=== Rows from a dataset of charts and code ===
····················

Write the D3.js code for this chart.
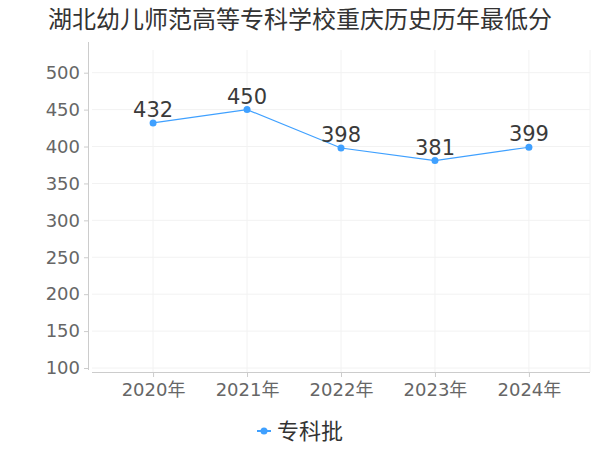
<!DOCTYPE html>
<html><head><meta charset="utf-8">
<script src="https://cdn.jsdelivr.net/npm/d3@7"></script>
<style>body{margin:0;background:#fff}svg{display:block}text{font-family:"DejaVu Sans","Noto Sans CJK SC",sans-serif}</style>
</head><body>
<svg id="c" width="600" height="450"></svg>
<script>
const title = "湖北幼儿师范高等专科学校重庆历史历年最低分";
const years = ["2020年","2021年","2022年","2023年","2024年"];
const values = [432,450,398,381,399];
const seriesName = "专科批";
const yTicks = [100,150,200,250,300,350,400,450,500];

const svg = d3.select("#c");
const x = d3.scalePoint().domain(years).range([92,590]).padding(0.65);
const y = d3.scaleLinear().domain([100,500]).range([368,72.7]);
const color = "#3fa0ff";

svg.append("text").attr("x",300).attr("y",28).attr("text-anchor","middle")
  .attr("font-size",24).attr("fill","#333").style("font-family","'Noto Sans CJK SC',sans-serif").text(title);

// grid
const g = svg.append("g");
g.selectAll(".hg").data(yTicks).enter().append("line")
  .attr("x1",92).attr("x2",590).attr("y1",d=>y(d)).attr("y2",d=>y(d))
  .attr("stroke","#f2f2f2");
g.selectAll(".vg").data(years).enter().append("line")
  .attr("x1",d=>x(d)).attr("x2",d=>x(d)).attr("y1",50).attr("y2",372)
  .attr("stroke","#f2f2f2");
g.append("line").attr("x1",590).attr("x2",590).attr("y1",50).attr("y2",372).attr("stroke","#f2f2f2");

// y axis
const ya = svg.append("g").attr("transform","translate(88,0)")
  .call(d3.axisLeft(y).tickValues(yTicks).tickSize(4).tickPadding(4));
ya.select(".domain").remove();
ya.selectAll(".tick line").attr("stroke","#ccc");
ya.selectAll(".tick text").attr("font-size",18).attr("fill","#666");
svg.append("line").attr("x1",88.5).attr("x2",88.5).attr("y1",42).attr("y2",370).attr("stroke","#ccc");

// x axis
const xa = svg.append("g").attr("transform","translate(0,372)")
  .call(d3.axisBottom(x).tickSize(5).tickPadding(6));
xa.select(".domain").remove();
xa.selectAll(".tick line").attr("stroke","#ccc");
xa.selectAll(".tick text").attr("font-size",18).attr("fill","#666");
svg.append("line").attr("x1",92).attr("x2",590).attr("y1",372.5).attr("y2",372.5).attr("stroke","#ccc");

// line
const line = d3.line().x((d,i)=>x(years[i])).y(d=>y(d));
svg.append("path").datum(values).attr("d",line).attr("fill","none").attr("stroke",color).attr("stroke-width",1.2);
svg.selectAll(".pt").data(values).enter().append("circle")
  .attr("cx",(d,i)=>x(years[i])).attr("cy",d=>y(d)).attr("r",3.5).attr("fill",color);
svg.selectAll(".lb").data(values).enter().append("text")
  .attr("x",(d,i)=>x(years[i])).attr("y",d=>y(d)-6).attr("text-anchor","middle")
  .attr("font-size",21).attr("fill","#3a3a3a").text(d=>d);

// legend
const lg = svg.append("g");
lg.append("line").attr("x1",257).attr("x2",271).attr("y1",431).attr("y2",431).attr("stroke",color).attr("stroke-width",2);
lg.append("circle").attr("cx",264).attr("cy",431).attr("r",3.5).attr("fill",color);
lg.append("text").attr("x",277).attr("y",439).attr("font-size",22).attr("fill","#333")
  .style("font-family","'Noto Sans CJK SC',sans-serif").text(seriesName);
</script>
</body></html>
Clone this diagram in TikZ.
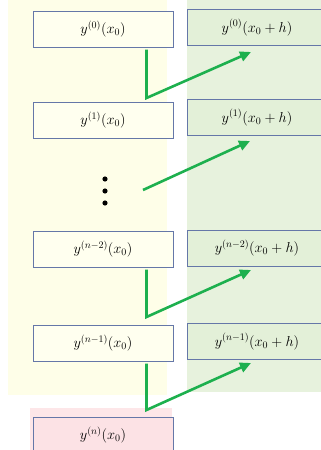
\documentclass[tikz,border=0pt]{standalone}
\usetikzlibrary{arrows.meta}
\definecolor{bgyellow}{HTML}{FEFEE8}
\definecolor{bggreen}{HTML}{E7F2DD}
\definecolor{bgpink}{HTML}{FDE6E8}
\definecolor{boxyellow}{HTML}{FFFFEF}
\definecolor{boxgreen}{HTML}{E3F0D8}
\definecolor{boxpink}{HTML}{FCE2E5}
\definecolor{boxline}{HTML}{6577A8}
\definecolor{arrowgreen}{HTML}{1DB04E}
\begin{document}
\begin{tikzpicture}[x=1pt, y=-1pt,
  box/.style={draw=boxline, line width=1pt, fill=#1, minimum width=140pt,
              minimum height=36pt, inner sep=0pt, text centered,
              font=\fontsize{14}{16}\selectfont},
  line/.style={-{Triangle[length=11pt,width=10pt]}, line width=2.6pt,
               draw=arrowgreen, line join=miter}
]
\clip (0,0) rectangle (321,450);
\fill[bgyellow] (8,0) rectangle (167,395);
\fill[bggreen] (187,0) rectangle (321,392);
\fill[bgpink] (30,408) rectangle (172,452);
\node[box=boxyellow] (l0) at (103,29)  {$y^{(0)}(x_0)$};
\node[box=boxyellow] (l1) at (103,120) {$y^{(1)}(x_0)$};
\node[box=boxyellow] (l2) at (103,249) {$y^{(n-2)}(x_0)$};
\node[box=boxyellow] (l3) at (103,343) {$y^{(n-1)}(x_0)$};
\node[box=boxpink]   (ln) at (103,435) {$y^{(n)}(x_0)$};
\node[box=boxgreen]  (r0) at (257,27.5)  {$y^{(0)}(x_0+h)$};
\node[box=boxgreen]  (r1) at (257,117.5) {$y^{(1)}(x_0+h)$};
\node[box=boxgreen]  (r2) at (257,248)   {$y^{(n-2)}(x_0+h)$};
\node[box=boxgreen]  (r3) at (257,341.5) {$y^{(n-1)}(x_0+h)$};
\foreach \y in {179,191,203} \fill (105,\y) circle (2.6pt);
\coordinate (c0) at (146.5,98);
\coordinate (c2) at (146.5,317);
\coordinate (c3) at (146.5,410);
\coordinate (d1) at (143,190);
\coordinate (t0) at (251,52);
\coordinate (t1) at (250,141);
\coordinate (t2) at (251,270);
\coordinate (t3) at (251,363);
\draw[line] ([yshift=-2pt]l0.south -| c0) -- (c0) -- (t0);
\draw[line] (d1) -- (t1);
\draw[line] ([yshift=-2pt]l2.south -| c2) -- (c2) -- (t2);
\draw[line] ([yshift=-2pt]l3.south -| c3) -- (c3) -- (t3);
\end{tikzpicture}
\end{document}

····················

=== EXERCISE OBJECTIVE ===
Leave out the pictures and give the rest of the records again exactly.

=== PROBLEM SOLUTION ===
Write the D3.js code for this chart.
<!DOCTYPE html>
<html><head><meta charset="utf-8">
<script src="https://cdn.jsdelivr.net/npm/d3@7"></script>
<style>body{margin:0;background:#fff}svg{display:block}text{font-family:"DejaVu Sans","Noto Sans CJK SC",sans-serif}</style>
</head><body>
<svg id="c" width="600" height="450"></svg>
<script>
const title = "湖北幼儿师范高等专科学校重庆历史历年最低分";
const years = ["2020年","2021年","2022年","2023年","2024年"];
const values = [432,450,398,381,399];
const seriesName = "专科批";
const yTicks = [100,150,200,250,300,350,400,450,500];

const svg = d3.select("#c");
const x = d3.scalePoint().domain(years).range([92,590]).padding(0.65);
const y = d3.scaleLinear().domain([100,500]).range([368,72.7]);
const color = "#3fa0ff";

svg.append("text").attr("x",300).attr("y",28).attr("text-anchor","middle")
  .attr("font-size",24).attr("fill","#333").style("font-family","'Noto Sans CJK SC',sans-serif").text(title);

// grid
const g = svg.append("g");
g.selectAll(".hg").data(yTicks).enter().append("line")
  .attr("x1",92).attr("x2",590).attr("y1",d=>y(d)).attr("y2",d=>y(d))
  .attr("stroke","#f2f2f2");
g.selectAll(".vg").data(years).enter().append("line")
  .attr("x1",d=>x(d)).attr("x2",d=>x(d)).attr("y1",50).attr("y2",372)
  .attr("stroke","#f2f2f2");
g.append("line").attr("x1",590).attr("x2",590).attr("y1",50).attr("y2",372).attr("stroke","#f2f2f2");

// y axis
const ya = svg.append("g").attr("transform","translate(88,0)")
  .call(d3.axisLeft(y).tickValues(yTicks).tickSize(4).tickPadding(4));
ya.select(".domain").remove();
ya.selectAll(".tick line").attr("stroke","#ccc");
ya.selectAll(".tick text").attr("font-size",18).attr("fill","#666");
svg.append("line").attr("x1",88.5).attr("x2",88.5).attr("y1",42).attr("y2",370).attr("stroke","#ccc");

// x axis
const xa = svg.append("g").attr("transform","translate(0,372)")
  .call(d3.axisBottom(x).tickSize(5).tickPadding(6));
xa.select(".domain").remove();
xa.selectAll(".tick line").attr("stroke","#ccc");
xa.selectAll(".tick text").attr("font-size",18).attr("fill","#666");
svg.append("line").attr("x1",92).attr("x2",590).attr("y1",372.5).attr("y2",372.5).attr("stroke","#ccc");

// line
const line = d3.line().x((d,i)=>x(years[i])).y(d=>y(d));
svg.append("path").datum(values).attr("d",line).attr("fill","none").attr("stroke",color).attr("stroke-width",1.2);
svg.selectAll(".pt").data(values).enter().append("circle")
  .attr("cx",(d,i)=>x(years[i])).attr("cy",d=>y(d)).attr("r",3.5).attr("fill",color);
svg.selectAll(".lb").data(values).enter().append("text")
  .attr("x",(d,i)=>x(years[i])).attr("y",d=>y(d)-6).attr("text-anchor","middle")
  .attr("font-size",21).attr("fill","#3a3a3a").text(d=>d);

// legend
const lg = svg.append("g");
lg.append("line").attr("x1",257).attr("x2",271).attr("y1",431).attr("y2",431).attr("stroke",color).attr("stroke-width",2);
lg.append("circle").attr("cx",264).attr("cy",431).attr("r",3.5).attr("fill",color);
lg.append("text").attr("x",277).attr("y",439).attr("font-size",22).attr("fill","#333")
  .style("font-family","'Noto Sans CJK SC',sans-serif").text(seriesName);
</script>
</body></html>
Clone this diagram in TikZ.
\documentclass[tikz,border=0pt]{standalone}
\usetikzlibrary{arrows.meta}
\definecolor{bgyellow}{HTML}{FEFEE8}
\definecolor{bggreen}{HTML}{E7F2DD}
\definecolor{bgpink}{HTML}{FDE6E8}
\definecolor{boxyellow}{HTML}{FFFFEF}
\definecolor{boxgreen}{HTML}{E3F0D8}
\definecolor{boxpink}{HTML}{FCE2E5}
\definecolor{boxline}{HTML}{6577A8}
\definecolor{arrowgreen}{HTML}{1DB04E}
\begin{document}
\begin{tikzpicture}[x=1pt, y=-1pt,
  box/.style={draw=boxline, line width=1pt, fill=#1, minimum width=140pt,
              minimum height=36pt, inner sep=0pt, text centered,
              font=\fontsize{14}{16}\selectfont},
  line/.style={-{Triangle[length=11pt,width=10pt]}, line width=2.6pt,
               draw=arrowgreen, line join=miter}
]
\clip (0,0) rectangle (321,450);
\fill[bgyellow] (8,0) rectangle (167,395);
\fill[bggreen] (187,0) rectangle (321,392);
\fill[bgpink] (30,408) rectangle (172,452);
\node[box=boxyellow] (l0) at (103,29)  {$y^{(0)}(x_0)$};
\node[box=boxyellow] (l1) at (103,120) {$y^{(1)}(x_0)$};
\node[box=boxyellow] (l2) at (103,249) {$y^{(n-2)}(x_0)$};
\node[box=boxyellow] (l3) at (103,343) {$y^{(n-1)}(x_0)$};
\node[box=boxpink]   (ln) at (103,435) {$y^{(n)}(x_0)$};
\node[box=boxgreen]  (r0) at (257,27.5)  {$y^{(0)}(x_0+h)$};
\node[box=boxgreen]  (r1) at (257,117.5) {$y^{(1)}(x_0+h)$};
\node[box=boxgreen]  (r2) at (257,248)   {$y^{(n-2)}(x_0+h)$};
\node[box=boxgreen]  (r3) at (257,341.5) {$y^{(n-1)}(x_0+h)$};
\foreach \y in {179,191,203} \fill (105,\y) circle (2.6pt);
\coordinate (c0) at (146.5,98);
\coordinate (c2) at (146.5,317);
\coordinate (c3) at (146.5,410);
\coordinate (d1) at (143,190);
\coordinate (t0) at (251,52);
\coordinate (t1) at (250,141);
\coordinate (t2) at (251,270);
\coordinate (t3) at (251,363);
\draw[line] ([yshift=-2pt]l0.south -| c0) -- (c0) -- (t0);
\draw[line] (d1) -- (t1);
\draw[line] ([yshift=-2pt]l2.south -| c2) -- (c2) -- (t2);
\draw[line] ([yshift=-2pt]l3.south -| c3) -- (c3) -- (t3);
\end{tikzpicture}
\end{document}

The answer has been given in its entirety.